Other member nations of ISAF, such as Australia, have also begun to scale down operations and troop commitments. There is seemingly recognition by the public and governments of ISAF member nations that a continued prolonged and sustained military presence in Afghanistan has become too detrimental due to overriding political, financial and human costs.
The international military presence in Afghanistan, part of the continuous conflict since 2001, has largely turned into a quagmire. Efforts to train Afghani forces have resulted in growing numbers of "green on blue" attacks. Corruption has been rife among the Afghani authorities.

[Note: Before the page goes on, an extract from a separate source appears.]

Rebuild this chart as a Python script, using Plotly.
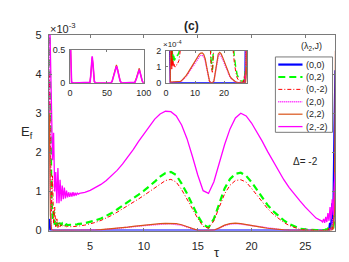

The use of drone strikes — surgical or not — and extrajudicial killings have categorically exacerbated existing conflicts, killed civilians and facilitated radicalisation to in the contested Federally Administered Tribal Areas and in the Afghan-Pakistani border more broadly.
The noted troop surges, a strategic decision hoping to mimic the success seen by the Iraq troop surges, have been poor tactical deployments, ineffective at quelling violence and the movement of Taliban forces.
Counterinsurgency has largely failed at countering the widespread insurgency in Afghanistan and yet it is becoming almost dogmatic and a "one size fits all" strategy for commanders, planners and policymakers. Critically, counterinsurgency is largely becoming the unquestioned orthodoxy of unconventional warfare for the United States Military.
There is, however, an ongoing debate surrounding the effectiveness of counterinsurgency inside the United States military and government, and in academia and think tanks. Even President John F. Kennedy warned the graduating class of the United States Military Academy at West Point in 1962 that counterinsurgency is problematic:
"Where there is a visible enemy to fight in open combat, the answer is not so difficult. Many serve, all applaud, and the tide of patriotism runs high. But when there is a long, slow struggle, with no immediately visible foe, your choice will seem hard indeed."
Unsatisfying wars are the stock in trade of counterinsurgency — rarely, if ever, will counterinsurgency end with a surrender ceremony or look akin to the victories of conventional warfare of history.
And yet, with the notable exception of the First Gulf War, the United States military have waged unconventional warfare since the Vietnam War. But the paradigms of counterinsurgency that originated with the Boer War, were developed during conflicts in Malaya, Algeria, Vietnam and Northern Ireland, and then redeveloped for the insurgency in Iraq, have largely failed in Afghanistan.
Moreover, it is still questionable to assume that counterinsurgency was a success in Iraq. For Afghanistan though, counterinsurgency has been inadequately implemented due to practical failings, ignorantly theorised through dogmatic assumptions, and has been unable to break the dominance of ethno-religious, political conflicts exacerbated by poverty and poor infrastructural and economic conditions.
Recent phenomena, such as the Arab Spring, along with long term economic trends, namely the so-called Asian Century, have profound geopolitical and strategic implications for the conflict in Afghanistan. The pivot that Central Asia has historically offered is drastically changing due to economic, technological and social change in the wider Middle East and Asia Pacific regions. The British made the mistake of pouring troops in from India in the nineteenth century as did the Soviets from their border in the twentieth century.
Now the United States and ISAF are scaling down troops whilst attempting to train Afghani security forces and bequeath a new self-dependence. The Soviet campaigns of carpet bombing of villages with attack helicopters and plane strikes are analogous to current drone strikes by the United States. A tragedy presents itself — Mikhail Gorbachev couldn’t win the war in Afghanistan and yet couldn’t acknowledge this fact. Although Gorbachev, a moderate in the politburo, planned a withdrawal deadline of Soviet forces, military expenditure actually increased until Soviet forces crossed the last bridge out of Afghanistan.
Barack Obama faces a similarly unwinnable conflict. Fundamentally, Afghanistan proves unstable and, as David Petraeus notes, any progress that has been actualised is fragile and reversible.